Regisseur Fabrice Murgia erzählt versiert an Libretto und Partitur entlang. Weniger lässt Werthers und Charlottes Beziehung aufmerken, vielmehr erweist sich Albert als zum gar nicht geheimen Zentrum des Werks bestimmt. Zwar dürfen Braut und Rivale in Poesie schwelgen, Albert hingegen durchschaut die Situation schon bei seiner Rückkehr und sinnt auf Vereitelung dessen, was sich anzubahnen droht. Wenn Murgia ihn zunächst besonnen und verständnisvoll gegenüber Werther zeigt, dann nicht um charakterliche Stärke hervorzukehren. Bürgerliche Reputation ist das Maß aller Dinge, Ruhe die erste Bürgerpflicht. Vermeidung von Aufregung und Eskalation oberstes Gebot. Als der Biedermann freilich realisiert, wie sein Widerpart bourgeoise Spielregeln völlig ignoriert, zielt er skrupellos auf dessen Selbsttötung. Unablässig begleitet die Zentralfiguren Giacinto Caponios Videokamera.
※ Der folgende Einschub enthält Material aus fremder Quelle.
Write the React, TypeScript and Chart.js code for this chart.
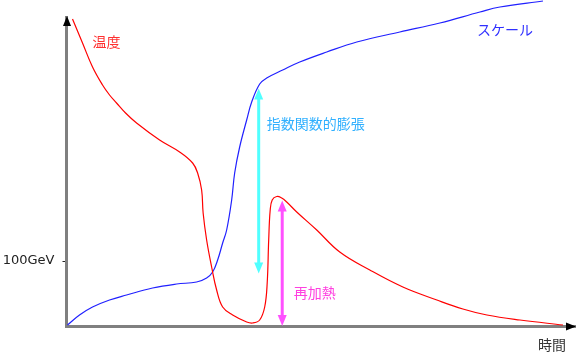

Nicht unbedingt zu deren Vorteil, hält doch ihre Mimik oft den Closeups nicht stand. Rudy Sabounghi stellt ein behagliches, doch nicht eben geräumiges Wohnzimmer auf die Bühne. Die bürgerliche Welt ist eng. Schon die Jahre der Empfindsamkeit künden das Biedermeier an. Gefährdet ist solche Bequemlichkeit allemal. Draußen ist es frostig. Die Bäume sind kahl. Es schneit beständig. Für alles dies ersinnt Marie Hélène Balau Fräcke und Kleider nach Mode der Wertherzeit.
Dem Publikum gefällt’s. Tosender Beifall.